Sullivan, who attended Little Rock Central, allowed six earned runs on just four hits by walking three and striking out five in 5 2/3 innings. He threw 96 pitches and most were off-speed since he didn't have command of his fastball.
"A win is always great," Sullivan said. "As far as my performance, I wasn't too hot. The way I started out in the first inning kind of set the stage for how my whole day went.
"Luckily, I had my curve ball and some off-speed stuff. Otherwise, who knows what could have happened."
Entering Saturday, Sullivan was 4-2 with a 2.19 ERA in his last six starts. In those outings, he walked just five batters with 37 strikeouts in 41.2 innings.
Sullivan spent the past two seasons as a first baseman and also doubled as a backup quarterback on the Tigers' football team.
"Here's a kid that hadn't pitched really until this year," said Auburn coach Tom Slater. "For him to go out without his best stuff and limit the damage early after giving up two runs in the first was impressive, especially since he was able to pitch us into the sixth with a lead.
"That shows you that he's really grown up as a pitcher and that's in only about two months when you consider that his first career start was in the first weekend of February.
"In two months, he's become polished and I just love his mound presence."
Sullivan said he still stays in regular contact with Arkansas running back Dedrick Poole, who he handed the ball off to often at Little Rock Central.
Of course, beating Arkansas was special for Sullivan.
"It does mean a little bit more (to beat Arkansas)," Sullivan said. "It's exciting and it's fun, but an SEC win is an SEC win. We're trying to win the league and (Saturday), we took another step towards that goal."
Arkansas' Clint Arnold ran headfirst into the left-field wall while trying to make a leaping catch at the warning track on a double by Russell Dixon. At Plainsman Parks, there is no padding on the outfield wall.

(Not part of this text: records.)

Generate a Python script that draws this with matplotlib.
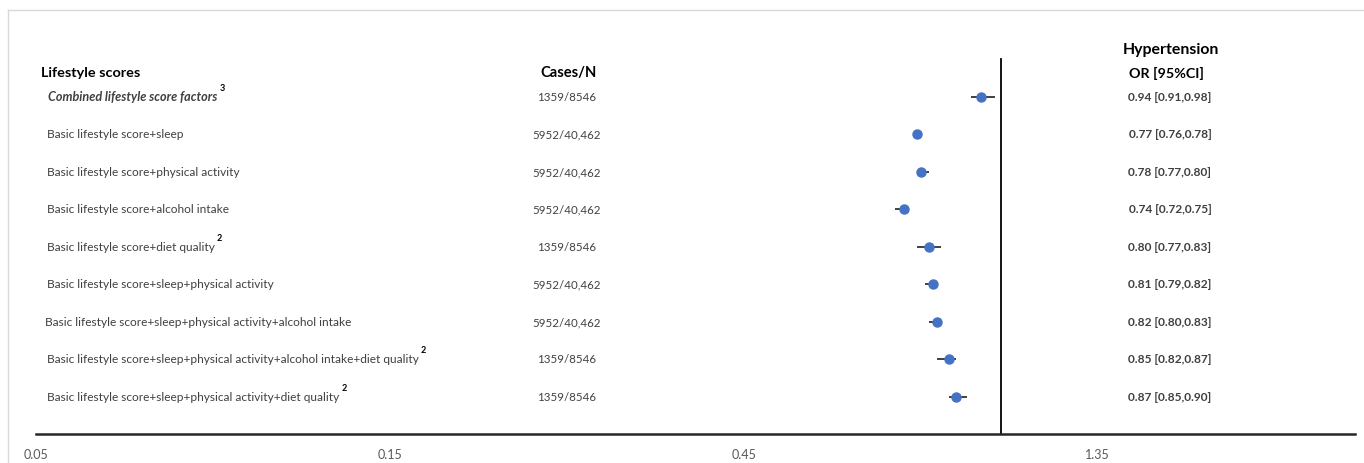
import numpy as np
import matplotlib.pyplot as plt
from matplotlib.lines import Line2D
from matplotlib.transforms import blended_transform_factory

# rows of the forest plot, top to bottom
labels = ['Combined lifestyle score factors',
          'Basic lifestyle score+sleep',
          'Basic lifestyle score+physical activity',
          'Basic lifestyle score+alcohol intake',
          'Basic lifestyle score+diet quality',
          'Basic lifestyle score+sleep+physical activity',
          'Basic lifestyle score+sleep+physical activity+alcohol intake',
          'Basic lifestyle score+sleep+physical activity+alcohol intake+diet quality',
          'Basic lifestyle score+sleep+physical activity+diet quality']
sups = ['3', '', '', '', '2', '', '', '2', '2']
cases = ['1359/8546', '5952/40,462', '5952/40,462', '5952/40,462', '1359/8546',
         '5952/40,462', '5952/40,462', '1359/8546', '1359/8546']
odds = [0.94, 0.77, 0.78, 0.74, 0.80, 0.81, 0.82, 0.85, 0.87]
lower = [0.91, 0.76, 0.77, 0.72, 0.77, 0.79, 0.80, 0.82, 0.85]
upper = [0.98, 0.78, 0.80, 0.75, 0.83, 0.82, 0.83, 0.87, 0.90]
xticks = [0.05, 0.15, 0.45, 1.35]

W, H = 1364, 464
font = ['Lato', 'DejaVu Sans']
txt = '#404040'

fig = plt.figure(figsize=(W / 100, H / 100), dpi=100)
ax = fig.add_axes([36 / W, (H - 435) / H, (1355 - 36) / W, 435 / H])

rows = np.arange(len(labels))
odds = np.array(odds)
err = [odds - np.array(lower), np.array(upper) - odds]
ax.errorbar(odds, rows, xerr=err, fmt='o', color='#4472C4', ms=6.5,
            ecolor='#404040', elinewidth=1.4, capsize=0, zorder=3)
ax.plot([1, 1], [-1, len(labels)], color='black', lw=1.3, zorder=2)

ax.set_xscale('log', base=3)
ax.set_xlim(0.05, 3.0)
ax.set_ylim(len(labels), -2.6)
ax.set_xticks(xticks)
ax.set_xticklabels([str(t) for t in xticks], family=font, fontsize=9, color='#595959')
ax.minorticks_off()
ax.tick_params(axis='x', length=0, pad=10)
ax.set_yticks([])
for s in ['top', 'right', 'left']:
    ax.spines[s].set_visible(False)
ax.spines['bottom'].set_linewidth(1.8)
ax.spines['bottom'].set_color('#262626')

tr = blended_transform_factory(fig.transFigure, ax.transData)

# column headers
ax.text(41 / W, -0.64, 'Lifestyle scores', transform=tr, family=font, fontsize=10.4,
        fontweight='bold', va='center', ha='left')
ax.text(569 / W, -0.64, 'Cases/N', transform=tr, family=font, fontsize=10.6,
        fontweight='bold', va='center', ha='center')
ax.text(1171 / W, -1.27, 'Hypertension', transform=tr, family=font, fontsize=11.4,
        fontweight='bold', va='center', ha='center')
ax.text(1166 / W, -0.64, 'OR [95%CI]', transform=tr, family=font, fontsize=10.3,
        fontweight='bold', va='center', ha='center')

fig.canvas.draw()
r = fig.canvas.get_renderer()
for i, lab in enumerate(labels):
    x0 = 47 / W if i else 48 / W
    if i == 6:
        x0 = 45 / W
    t = ax.text(x0, i, lab, transform=tr, family=font, color=txt, va='center', ha='left',
                fontsize=9.1 if i == 0 else 8.6,
                fontweight='bold' if i == 0 else 'normal',
                fontstyle='italic' if i == 0 else 'normal')
    if sups[i]:
        bb = t.get_window_extent(r)
        ax.text((bb.x1 + 2) / W, i - 0.24, sups[i], transform=tr, family=font, fontsize=6.5,
                color='black', fontweight='bold', va='center', ha='left')
    ax.text(567 / W, i, cases[i], transform=tr, family=font, fontsize=8.3, color=txt,
            va='center', ha='center')
    ax.text(1170 / W, i, '%.2f [%.2f,%.2f]' % (odds[i], lower[i], upper[i]), transform=tr,
            family=font, fontsize=8.6, color=txt, fontweight='bold', va='center', ha='center')

# light frame round the chart area
fig.add_artist(Line2D([8 / W, 1], [1 - 11 / H] * 2, transform=fig.transFigure,
                      color='#d9d9d9', lw=1))
fig.add_artist(Line2D([8 / W] * 2, [0, 1 - 11 / H], transform=fig.transFigure,
                      color='#d9d9d9', lw=1))

fig.savefig('out.png', dpi=100)
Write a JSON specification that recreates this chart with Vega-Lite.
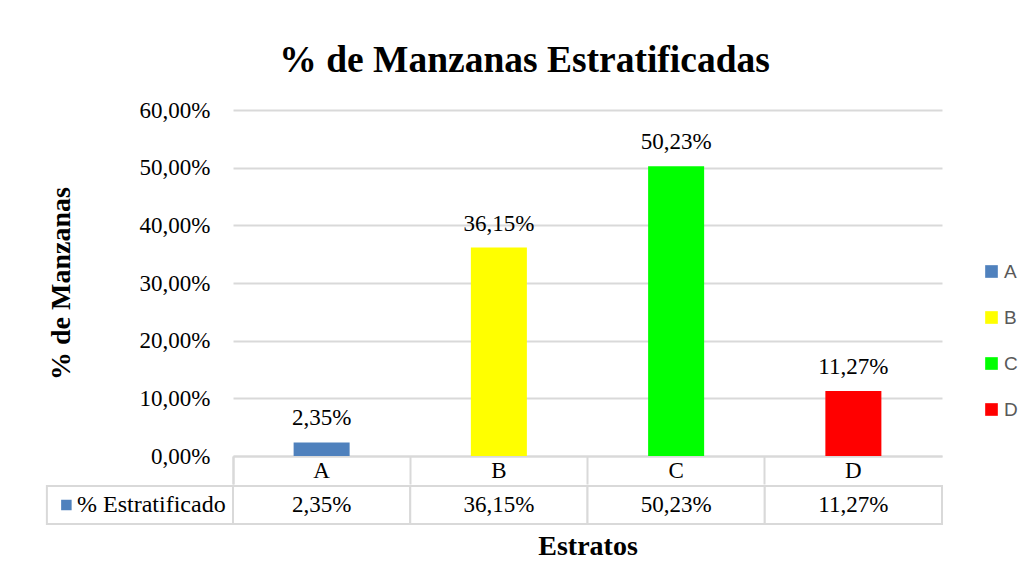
{
  "$schema": "https://vega.github.io/schema/vega-lite/v6.json",
  "padding": {"left": 45, "top": 41, "right": 5, "bottom": 5},
  "background": "white",
  "config": {
    "locale": {"number": {"decimal": ",", "thousands": ".", "grouping": [3], "currency": ["", " €"]}},
    "view": {"stroke": null},
    "font": "Liberation Serif",
    "concat": {"spacing": 0}
  },
  "title": {"text": "% de Manzanas Estratificadas", "font": "Liberation Serif", "fontSize": 37.5, "fontWeight": "bold", "color": "#000000", "anchor": "middle", "dx": -58, "offset": 20},
  "datasets": {
    "estratos": [
      {"estrato": "A", "pct": 0.0235},
      {"estrato": "B", "pct": 0.3615},
      {"estrato": "C", "pct": 0.5023},
      {"estrato": "D", "pct": 0.1127}
    ],
    "fila": [
      {"estrato": "lbl", "label": "% Estratificado"}
    ]
  },
  "vconcat": [
    {
      "width": 709,
      "height": 346,
      "data": {"name": "estratos"},
      "layer": [
        {
          "mark": {"type": "bar", "width": {"band": 0.316}},
          "encoding": {
            "x": {
              "field": "estrato", "type": "nominal",
              "scale": {"paddingInner": 0, "paddingOuter": 0},
              "axis": {
                "title": null, "orient": "bottom",
                "labelFont": "Liberation Serif", "labelFontSize": 23, "labelColor": "#000000",
                "labelAngle": 0, "labelBaseline": "middle", "labelPadding": -14,
                "bandPosition": 0, "tickExtra": true, "tickSize": 28,
                "tickColor": "#d9d9d9", "tickWidth": 2,
                "domainColor": "#d9d9d9", "domainWidth": 2, "grid": false
              }
            },
            "y": {
              "field": "pct", "type": "quantitative",
              "scale": {"domain": [0, 0.6], "nice": false},
              "axis": {
                "title": "% de Manzanas", "titleFont": "Liberation Serif", "titleFontSize": 28,
                "titleFontWeight": "bold", "titleColor": "#000000", "titlePadding": 64,
                "values": [0, 0.1, 0.2, 0.3, 0.4, 0.5, 0.6], "format": ".2%",
                "labelFont": "Liberation Serif", "labelFontSize": 23, "labelColor": "#000000",
                "labelPadding": 23, "ticks": false, "tickSize": 0, "domain": false,
                "grid": true, "gridColor": "#d9d9d9", "gridWidth": 2,
                "minExtent": 94, "maxExtent": 94
              }
            },
            "color": {
              "field": "estrato", "type": "nominal",
              "scale": {"domain": ["A", "B", "C", "D"], "range": ["#4f81bd", "#ffff00", "#00ff00", "#ff0000"]},
              "legend": {
                "title": null, "orient": "none", "legendX": 749, "legendY": 152,
                "symbolType": "square", "symbolSize": 160, "symbolStrokeWidth": 0,
                "labelFont": "Liberation Sans", "labelFontSize": 19, "labelColor": "#595959",
                "rowPadding": 26, "labelOffset": 3
              }
            }
          }
        },
        {
          "mark": {"type": "text", "baseline": "alphabetic", "dy": -17, "fontSize": 23, "font": "Liberation Serif", "color": "#000000"},
          "encoding": {
            "x": {"field": "estrato", "type": "nominal"},
            "y": {"field": "pct", "type": "quantitative"},
            "text": {"field": "pct", "type": "quantitative", "format": ".2%"}
          }
        }
      ]
    },
    {
      "width": 709,
      "height": 38,
      "layer": [
        {
          "data": {"name": "fila"},
          "mark": {"type": "rect", "fill": "white", "stroke": "#d9d9d9", "strokeWidth": 2},
          "encoding": {
            "x": {
              "field": "estrato", "type": "nominal", "bandPosition": -0.05,
              "scale": {"domain": ["lbl", "A", "B", "C", "D"], "range": [-177.25, 709], "paddingInner": 0, "paddingOuter": 0},
              "axis": {
                "title": "Estratos", "titleFont": "Liberation Serif", "titleFontSize": 28,
                "titleFontWeight": "bold", "titleColor": "#000000",
                "labels": false, "ticks": false, "domain": false, "grid": false,
                "titleX": 354.5, "titlePadding": 8
              }
            },
            "x2": {"field": "estrato", "bandPosition": 1}
          }
        },
        {
          "data": {"name": "estratos"},
          "mark": {"type": "rect", "fill": "white", "stroke": "#d9d9d9", "strokeWidth": 2},
          "encoding": {
            "x": {"field": "estrato", "type": "nominal"}
          }
        },
        {
          "data": {"name": "fila"},
          "mark": {"type": "point", "shape": "square", "filled": true, "color": "#4f81bd", "size": 110, "opacity": 1},
          "encoding": {
            "x": {"field": "estrato", "type": "nominal", "bandPosition": 0.06}
          }
        },
        {
          "data": {"name": "fila"},
          "mark": {"type": "text", "align": "left", "baseline": "middle", "fontSize": 24, "font": "Liberation Serif", "color": "#000000"},
          "encoding": {
            "x": {"field": "estrato", "type": "nominal", "bandPosition": 0.12},
            "text": {"field": "label", "type": "nominal"}
          }
        },
        {
          "data": {"name": "estratos"},
          "mark": {"type": "text", "baseline": "middle", "fontSize": 23, "font": "Liberation Serif", "color": "#000000"},
          "encoding": {
            "x": {"field": "estrato", "type": "nominal"},
            "text": {"field": "pct", "type": "quantitative", "format": ".2%"}
          }
        }
      ]
    }
  ],
  "resolve": {"scale": {"x": "independent", "y": "independent"}}
}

Arnold started to get up, but quickly sat back down as trainers (both Auburn's and Arkansas') sprinted out to his aid. After getting a butterfly bandage on his bleeding nose, Arnold stayed in the game.
"We figured he would stay in the game because that's pretty much the kind of kid he is," said Arkansas coach Dave Van Horn. "He wasn't really dizzy or anything or we wouldn't have left him in. But he showed some toughness there and showed what he'll do for this team."
With Hogs starter Charley Boyce on the mound, Auburn was 4 for 4 on stolen bases attempts against Arkansas catcher Brian Walker.
"They stole them on Charley," Van Horn said. "He didn't do a real good job of holding people on and he was a little slow to the plate because he was trying so hard to throw strikes.
"But they even stole third base on him and that can't happen."
Walker had thrown out all five attempted base stealers in Southeastern Conference play entering Saturday. He's 11 for 20 on throwing out base runners this season.
Hogs leadoff man Craig Gentry stole two bases after reaching on a walk in the first inning. He entered the game with two stolen bases for the season.